On 06/20/2013 05:58 PM, Christian Schneider wrote:
On 20.06.2013 15:35, A. Rothman wrote:
Hi,
I finished fixing all the major bugs I've come across in the past
couple of months. Code review and some more testing by others would
be greatly appreciated - I'm sure there's room for improvement, but
that's hard to do without feedback.
A few things remain on my todo list, none of them blockers (mostly
cleanup):
1. https://issues.apache.org/jira/browse/DOSGI-108 - awaiting verdict
(cschneider/dkulp?)
I commented in the issue. As a summary I would prefer keeping the
comma separated config for now.
2. Upgrading dependencies (and specifically
https://issues.apache.org/jira/browse/DOSGI-191) - what is the policy
on this? When do all the dependencies get upgraded?
Basically the dependency upgrades should match the kind of version we
release. For a bugfix release there should only be bugfix upgrades for
a minor release bugfix or minor upgrades... So I propose we upgrade
to 3.3.2. We can also upgrade to 3.4.0 but as the release is planned
quite soon I prefer the smaller upgrade. If you want to upgrade
dependencies create an issue for it and if it may have big impact it
makes sense to discuss on the list.
I created https://issues.apache.org/jira/browse/DOSGI-192 to track this.
3. Refactoring to create utils module (still awaiting response to the
mail from a few days ago)
I would prefer to wait with this till the next release.
No problem.
4. Split zookeeper discovery into listening/publishing subpackages
Looks like a smaller change so I agree we can do this for 1.5.0. Can
you create an issue and do the change if you have time?
Sure.
5. Standardizing variable names to make the code more consistent and
readable
This sounds like a bigger change. At least it may affect a lot of
code. Can you propose a new naming scheme on the list?

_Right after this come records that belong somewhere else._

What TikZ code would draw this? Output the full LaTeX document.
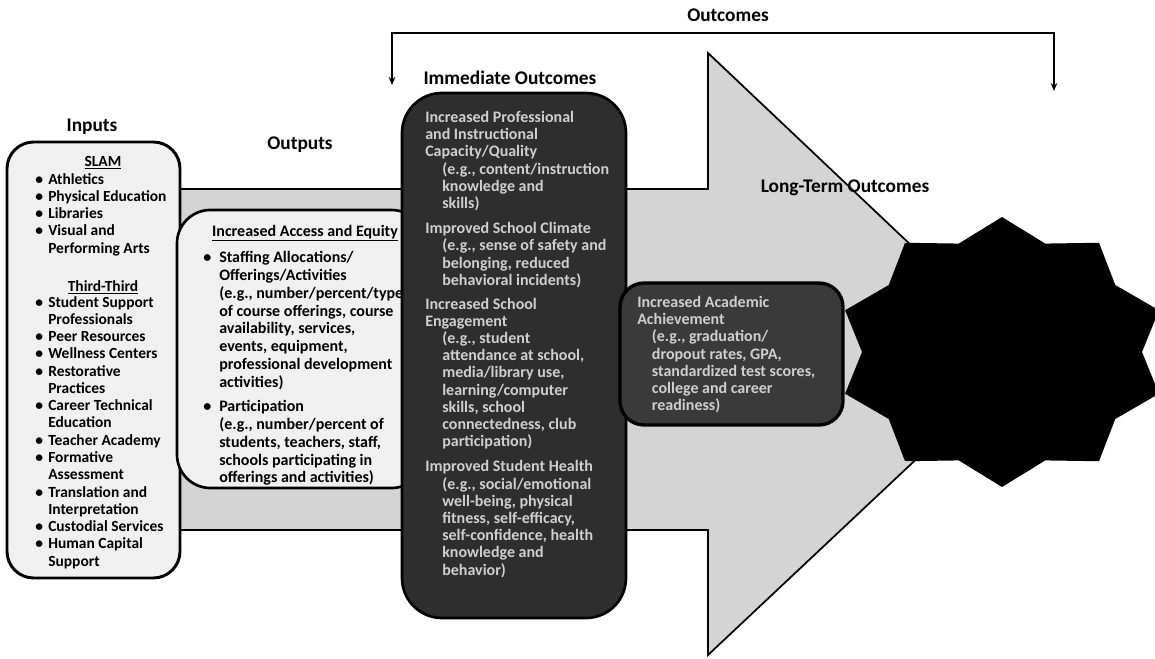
\documentclass[tikz,border=0pt]{standalone}
\usepackage{fontspec}
\setmainfont{Carlito}
\usetikzlibrary{arrows.meta}
\definecolor{arrowgray}{HTML}{D4D4D4}
\definecolor{boxfill}{HTML}{F0F0F0}
\definecolor{darkfill}{HTML}{2E2E2E}
\definecolor{ltfill}{HTML}{3A3A3A}
\definecolor{darktext}{HTML}{CFCFCF}
\newcommand\bul{\makebox[9.75pt][l]{\textbullet}}
\newcommand\inbul{\hspace*{9.75pt}}
\newcommand\obul{\makebox[12pt][l]{\textbullet}}
\newcommand\oind{\hspace*{12pt}}
\newcommand\egind{\hspace*{12.75pt}}
\newcommand\ltind{\hspace*{11pt}}
\begin{document}
\begin{tikzpicture}[x=0.75pt,y=-0.75pt,
  lbl/.style={font=\bfseries\fontsize{14.5}{16}\selectfont, inner sep=0},
  inbody/.style={font=\bfseries\fontsize{11.6}{12.95}\selectfont, align=left, inner sep=0, anchor=north west},
  outbody/.style={font=\bfseries\fontsize{12}{13.4}\selectfont, align=left, inner sep=0, anchor=north west},
  darkbody/.style={font=\bfseries\fontsize{12}{12.9}\selectfont, align=left, inner sep=0, anchor=north west, text=darktext},
  bracket/.style={line width=0.8pt, {Stealth[length=6pt,width=5pt]}-{Stealth[length=6pt,width=5pt]}}]
\useasboundingbox (0,0) rectangle (1155,659);
\fill[white] (0,0) rectangle (1155,659);

% big arrow
\draw[line width=1.3pt, fill=arrowgray] (180,189) -- (708,189) -- (708,53) -- (1027,355) -- (708,655) -- (708,530) -- (180,530) -- cycle;

% inputs box
\draw[line width=2.2pt, fill=boxfill, rounded corners=20] (7,142) rectangle (180,578);
\node[lbl] (inputsl) at (92,127) {Inputs};
\node[font=\bfseries\fontsize{11.6}{13}\selectfont, inner sep=0] (slam) at (103,163) {\underline{SLAM}};
\node[inbody] (inA) at (35,173) {\bul Athletics\\ \bul Physical Education\\ \bul Libraries\\ \bul Visual and\\ \inbul Performing Arts};
\node[font=\bfseries\fontsize{11.6}{13}\selectfont, inner sep=0] (third) at (103,287) {\underline{Third-Third}};
\node[inbody] (inB) at (35,296) {\bul Student Support\\ \inbul Professionals\\ \bul Peer Resources\\ \bul Wellness Centers\\ \bul Restorative\\ \inbul Practices\\ \bul Career Technical\\ \inbul Education\\ \bul Teacher Academy\\ \bul Formative\\ \inbul Assessment\\ \bul Translation and\\ \inbul Interpretation\\ \bul Custodial Services\\ \bul Human Capital\\ \inbul Support};

% outputs box
\node[lbl] (outputsl) at (300,145) {Outputs};
\draw[line width=2pt, fill=boxfill, rounded corners=25] (177,210) rectangle (425,488);
\node[font=\bfseries\fontsize{12}{13}\selectfont, inner sep=0] (accessh) at (305,233) {\underline{Increased Access and Equity}};
\node[outbody] (outA) at (203,251) {\obul Staffing Allocations/\\ \oind Offerings/Activities\\ \oind (e.g., number/percent/type\\ \oind of course offerings, course\\ \oind availability, services,\\ \oind events, equipment,\\ \oind professional development\\ \oind activities)\\[4.5pt] \obul Participation\\ \oind (e.g., number/percent of\\ \oind students, teachers, staff,\\ \oind schools participating in\\ \oind offerings and activities)};

% immediate outcomes box
\node[lbl] (immedl) at (510,78) {Immediate Outcomes};
\draw[line width=2pt, fill=darkfill, rounded corners=30] (402,93) rectangle (626,618);
\node[darkbody] (immA) at (425,111) {Increased Professional\\ and Instructional\\ Capacity/Quality\\ \egind (e.g., content/instruction\\ \egind knowledge and\\ \egind skills)\\[6pt]
Improved School Climate\\ \egind (e.g., sense of safety and\\ \egind belonging, reduced\\ \egind behavioral incidents)\\[5pt]
Increased School\\ Engagement\\ \egind (e.g., student\\ \egind attendance at school,\\ \egind media/library use,\\ \egind learning/computer\\ \egind skills, school\\ \egind connectedness, club\\ \egind participation)\\[6pt]
Improved Student Health\\ \egind (e.g., social/emotional\\ \egind well-being, physical\\ \egind fitness, self-efficacy,\\ \egind self-confidence, health\\ \egind knowledge and\\ \egind behavior)};

% long-term outcomes box
\node[lbl] (longl) at (845,188) {Long-Term Outcomes};
\draw[line width=2.5pt, fill=ltfill, rounded corners=18] (620,283) rectangle (843,425);
\node[darkbody] (ltA) at (637,296) {Increased Academic\\ Achievement\\ \ltind (e.g., graduation/\\ \ltind dropout rates, GPA,\\ \ltind standardized test scores,\\ \ltind college and career\\ \ltind readiness)};

% star
\fill[black, shift={(1002,352)}] (90:{165} and {135})
  \foreach \k [evaluate=\k as \rx using {mod(\k,2)==0 ? 165 : 140}, evaluate=\k as \ry using {mod(\k,2)==0 ? 135 : 114}] in {1,...,19} { -- ({90+18*\k}:{\rx} and {\ry}) } -- cycle;

% outcomes bracket
\node[lbl] (outcomesl) at (728,15) {Outcomes};
\coordinate (bl) at (392,85);
\coordinate (blt) at (392,33);
\coordinate (brt) at (1054,33);
\coordinate (br) at (1054,91);
\draw[bracket] (bl) -- (blt) -- (brt) -- (br);
\end{tikzpicture}
\end{document}
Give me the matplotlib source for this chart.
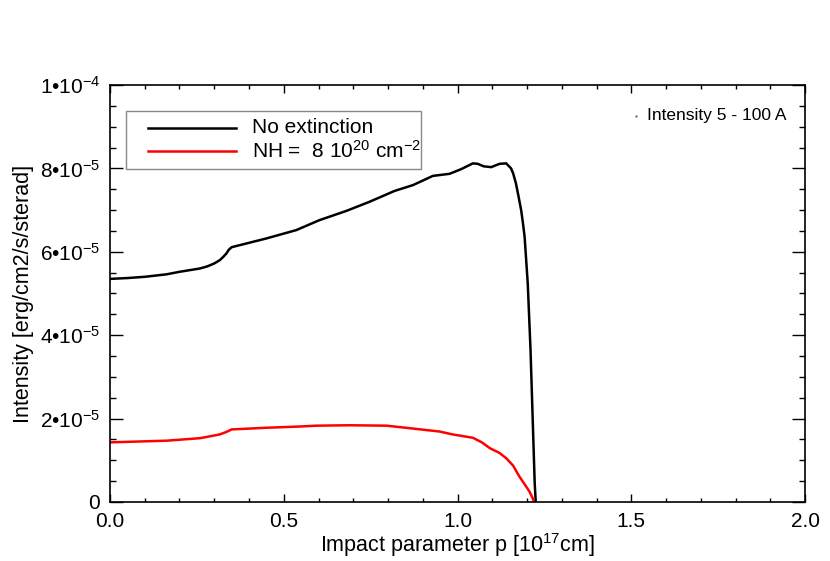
import matplotlib
matplotlib.use("Agg")
import matplotlib.pyplot as plt
from matplotlib.ticker import MultipleLocator
from matplotlib.patches import Rectangle

plt.rcParams["font.family"] = ["Liberation Sans", "DejaVu Sans"]
plt.rcParams["mathtext.fontset"] = "custom"
plt.rcParams["mathtext.rm"] = "Liberation Sans"
plt.rcParams["mathtext.it"] = "Liberation Sans:italic"
plt.rcParams["mathtext.bf"] = "Liberation Sans:bold"

# Impact parameter p [1e17 cm] and intensity [1e-5], no extinction
p_noext = [0.0, 0.05, 0.1, 0.163, 0.2, 0.259, 0.28, 0.3, 0.316, 0.325,
           0.335, 0.342, 0.35, 0.45, 0.536, 0.603, 0.68, 0.747, 0.819, 0.872,
           0.929, 0.977, 1.01, 1.044, 1.058, 1.075, 1.097, 1.121, 1.14, 1.154,
           1.16, 1.168, 1.175, 1.183, 1.188, 1.193, 1.202, 1.21, 1.216, 1.222,
           1.225]
i_noext = [5.35, 5.37, 5.40, 5.46, 5.52, 5.60, 5.65, 5.72, 5.80, 5.87,
           5.96, 6.05, 6.11, 6.32, 6.52, 6.76, 6.98, 7.20, 7.46, 7.60,
           7.82, 7.87, 7.98, 8.12, 8.11, 8.05, 8.03, 8.11, 8.12, 8.00,
           7.88, 7.64, 7.35, 7.00, 6.70, 6.36, 5.24, 3.65, 2.05, 0.45,
           0.0]

# with NH = 8e20 cm^-2
p_nh = [0.0, 0.163, 0.259, 0.316, 0.335, 0.35, 0.45, 0.546, 0.594, 0.69,
        0.795, 0.862, 0.948, 0.986, 1.044, 1.07, 1.093, 1.12, 1.14, 1.16,
        1.178, 1.195, 1.207, 1.215, 1.221]
i_nh = [1.43, 1.47, 1.53, 1.62, 1.68, 1.74, 1.78, 1.81, 1.83, 1.84,
        1.83, 1.77, 1.69, 1.62, 1.54, 1.43, 1.29, 1.18, 1.05, 0.87,
        0.61, 0.40, 0.25, 0.11, 0.0]

y_ticks = [0, 2e-5, 4e-5, 6e-5, 8e-5, 1e-4]
y_labels = ["0", "2\u202210$^{-5}$", "4\u202210$^{-5}$", "6\u202210$^{-5}$",
            "8\u202210$^{-5}$", "1\u202210$^{-4}$"]
x_ticks = [0.0, 0.5, 1.0, 1.5, 2.0]
x_labels = ["0.0", "0.5", "1.0", "1.5", "2.0"]

legend_labels = ["No extinction", "NH =  8 10$^{20}$ cm$^{-2}$"]
legend_colors = ["black", "red"]

fig = plt.figure(figsize=(8.3, 5.61), dpi=100)
ax = fig.add_axes([0.1325, 0.1052, 0.8375, 0.7433])

ax.plot(p_noext, [v * 1e-5 for v in i_noext], color="black", lw=1.8)
ax.plot(p_nh, [v * 1e-5 for v in i_nh], color="red", lw=1.8)

ax.set_xlim(0, 2.0)
ax.set_ylim(0, 1e-4)
ax.set_xticks(x_ticks)
ax.set_xticklabels(x_labels)
ax.set_yticks(y_ticks)
ax.set_yticklabels(y_labels)
ax.xaxis.set_minor_locator(MultipleLocator(0.1))
ax.yaxis.set_minor_locator(MultipleLocator(5e-6))

ax.tick_params(which="both", direction="in", top=True, right=True,
               labelsize=15, width=1)
ax.tick_params(axis="x", which="major", length=5.5, pad=7)
ax.tick_params(axis="x", which="minor", length=3)
ax.tick_params(axis="y", which="major", length=9.5, pad=7)
ax.tick_params(axis="y", which="minor", length=4.5)
for s in ax.spines.values():
    s.set_linewidth(1.2)

ax.set_xlabel("Impact parameter p [10$^{17}$cm]", fontsize=15.5, labelpad=0)
ax.set_ylabel("Intensity [erg/cm2/s/sterad]", fontsize=15.5, labelpad=4)

# legend box drawn by hand (IDL style)
ax.add_patch(Rectangle((0.023, 0.7986), 0.4245, 0.139, transform=ax.transAxes,
                       facecolor="white", edgecolor="#888888", lw=1.0,
                       zorder=5))
for k, (lab, col) in enumerate(zip(legend_labels, legend_colors)):
    yy = 0.8969 - k * 0.0552
    ax.plot([0.0547, 0.1813], [yy, yy], color=col, lw=1.8,
            transform=ax.transAxes, zorder=6)
    ax.text(0.2043, yy, lab, transform=ax.transAxes, fontsize=15,
            va="center", ha="left", zorder=6)

ax.plot([0.757], [0.9257], marker="o", ms=0.6, color="#555555",
        transform=ax.transAxes, clip_on=False)
ax.text(0.7727, 0.9257, "Intensity 5 - 100 A", transform=ax.transAxes,
        fontsize=12.5, va="center", ha="left")

fig.savefig("out.png", dpi=100)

Yep, it'll affect tons of code, but change nothing :-)
I'll start a separate thread on this.
I can probably do them all in time, but would like to hear feedback
if anyone is for/against them or has better ideas before I proceed.
Finally, among the 34 unresolved issues, there seem to be a bunch
related to distribution/deployment, possibly several are no longer
relevant (e.g. single-bundle stuff). If anyone can sift through them
and close the low hanging fruit (at least) that would be nice.
I regularly go through the issues and ask for feedback. I then close
them if there is no feedback after some time. Of course anyone feel
free to do the same.
Cool. I did a few, but as a noob I'm uncomfortable touching others just yet.